If the line Contents gets Validated Correct its Ok else Mark that Line with Red Color in PDF file

回答1:

Please read the documentation before posting semi-duplicate questions, such as:

  • Edit an existing PDF file using iTextSharp
  • How to Read and Mark(Highlight) a pdf file using C#

You have received some very good feedback, such as the answer from Nenotlep that was initially deleted (I asked the moderators to have it restored). Especially the comment by mkl should have been very useful to you. It refers to Retrieve the respective coordinates of all words on the page with itextsharp and that's exactly what you're asking now, making your question a duplicate (a possible reason to have it removed from StackOverflow).

In his answer, mkl explains that you're taking your assignment too lightly. Instead of extracting pure text, you should extract TextRenderInfo objects. These objects contain information about the content (the actual text) as well as the position on the page. See for instance the ParsingHelloWorld example from chapter 15 of my book.

The method you're using returns the content of the PDF as a string. Similar to result1.txt which is the output of said example:

Hello World

In the same example, we parse a different PDF that has the exact same content when looked at by the human eye.
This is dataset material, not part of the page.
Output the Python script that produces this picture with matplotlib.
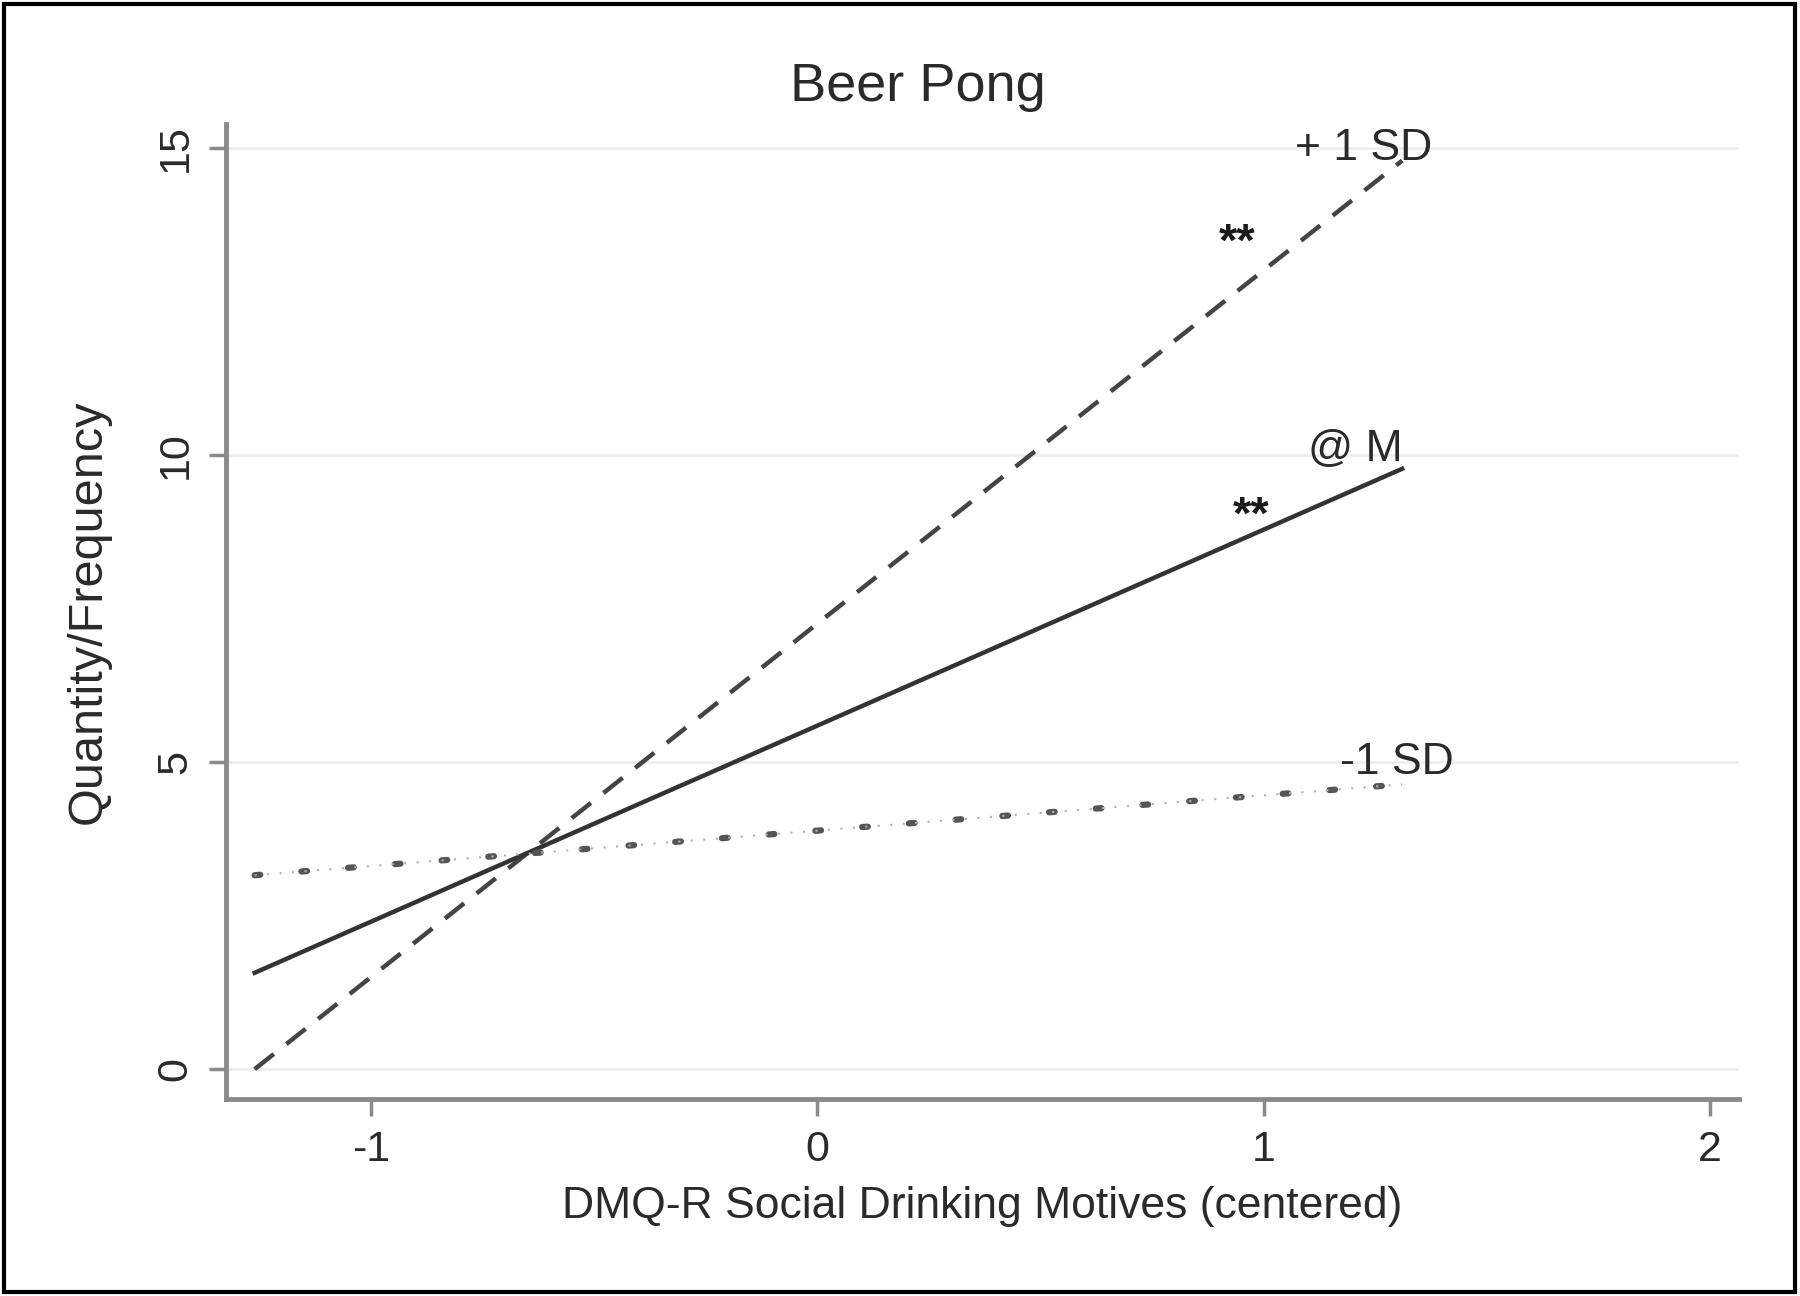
import matplotlib.pyplot as plt
from matplotlib.patches import Rectangle

# data
x_ends = [-1.26, 1.31]
plus_sd = [0.0, 14.8]
at_mean = [1.57, 9.78]
minus_sd = [3.16, 4.64]

line_labels = ['+ 1 SD', '@ M', '-1 SD']
label_pos = [(1.07, 15.0), (1.10, 10.1), (1.17, 5.0)]
star_pos = [(0.90, 13.45), (0.93, 9.0)]

yticks = [0, 5, 10, 15]
xticks = [-1, 0, 1, 2]

plt.rcParams['font.family'] = ['Liberation Sans', 'DejaVu Sans']

fig = plt.figure(figsize=(18, 12.96), dpi=100)
ax = fig.add_axes([0.1256, 0.152, 0.8404, 0.752])

txt = '#2a2a2a'

# faint grid
for v in yticks:
    ax.axhline(v, color='#eeeeee', lw=2, zorder=0)

ax.plot(x_ends, plus_sd, color='#444444', lw=3.2, dashes=(5.5, 3.6), solid_capstyle='butt')
ax.plot(x_ends, at_mean, color='#333333', lw=3.2)
ax.plot(x_ends, minus_sd, color='#555555', lw=4.5, linestyle=(0, (0.9, 6.6)), dash_capstyle='round')
ax.plot(x_ends, minus_sd, color='#b0b0b0', lw=1.5, linestyle=(0, (1, 5)))

for lab, (lx, ly) in zip(line_labels, label_pos):
    ax.text(lx, ly, lab, fontsize=32, color=txt, va='center', ha='left')
for sx, sy in star_pos:
    ax.text(sx, sy, '**', fontsize=34, color='#1a1a1a', va='center', ha='left', fontweight='bold')

ax.set_xlim(-1.324, 2.064)
ax.set_ylim(-0.486, 15.39)
ax.set_xticks(xticks)
ax.set_xticklabels([str(t) for t in xticks])
ax.set_yticks(yticks)
ax.set_yticklabels([str(t) for t in yticks], rotation=90, va='center')

ax.spines['top'].set_visible(False)
ax.spines['right'].set_visible(False)
for s in ['left', 'bottom']:
    ax.spines[s].set_color('#8a8a8a')
    ax.spines[s].set_linewidth(3.5)

ax.tick_params(axis='both', colors='#8a8a8a', width=2.5, length=12, labelsize=31,
               labelcolor=txt, pad=10)

ax.set_xlabel('DMQ-R Social Drinking Motives (centered)', fontsize=32, color=txt, labelpad=12)
ax.set_ylabel('Quantity/Frequency', fontsize=35, color=txt, labelpad=32)
fig.text(0.51, 0.933, 'Beer Pong', fontsize=39, color=txt, ha='center', va='center')

# outer frame
fig.add_artist(Rectangle((0.002, 0.003), 0.995, 0.994, transform=fig.transFigure,
                         fill=False, edgecolor='black', lw=3))

fig.savefig('out.png', dpi=100, facecolor='white')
However, when you parse the document, the content looks like this (see result2.txt):

ld Wor llo He

The reason for this difference is inherent to the nature of PDF: the concept of lines doesn't really exist: you can add characters to a page in any which order you want. You don't even need to add complete words!

When you use the GetTextFromPage() method, you tell iText you don't want to get any info about the position of the text. Mlk has tried explaining this to you, but I'll try explaining it once more. In the example from my book, I have extended the RenderListener in a class named MyTextRenderListener. Now the output looks like this (see result3.txt).

<>
<<ld><Wor><llo><He>>
<<Hello People>>

This is the output of the same PDF we parsed when getting result2.txt. As you can see, we missed the words Hello People in the previous attempt.

The example is really simple: it just shows you have to text snippets are stored in the PDF. We get all the TextRenderInfo objects and we use the GetText() method to get the text. The order in which we get the text is the order that is used in the PDF's content stream.

When using a specific strategy, such as the LocationTextExtractionStrategy, iText retrieves all these objects and it used the GetBaseline() method to sort all the text snippets.

<<ld><Wor><llo><He>>

results in:

<<He><llo><Wor><ld>>

Then iText looks at the distance between the different snippets. In this case, iText adds a space between the <llo> and <Wor> snippet.

You are now looking to do the same thing: you are going to write a system that is going to retrieve all the text snippets, that is going to order them, examine them, and based on the composed content, you are going to add a background at those locations.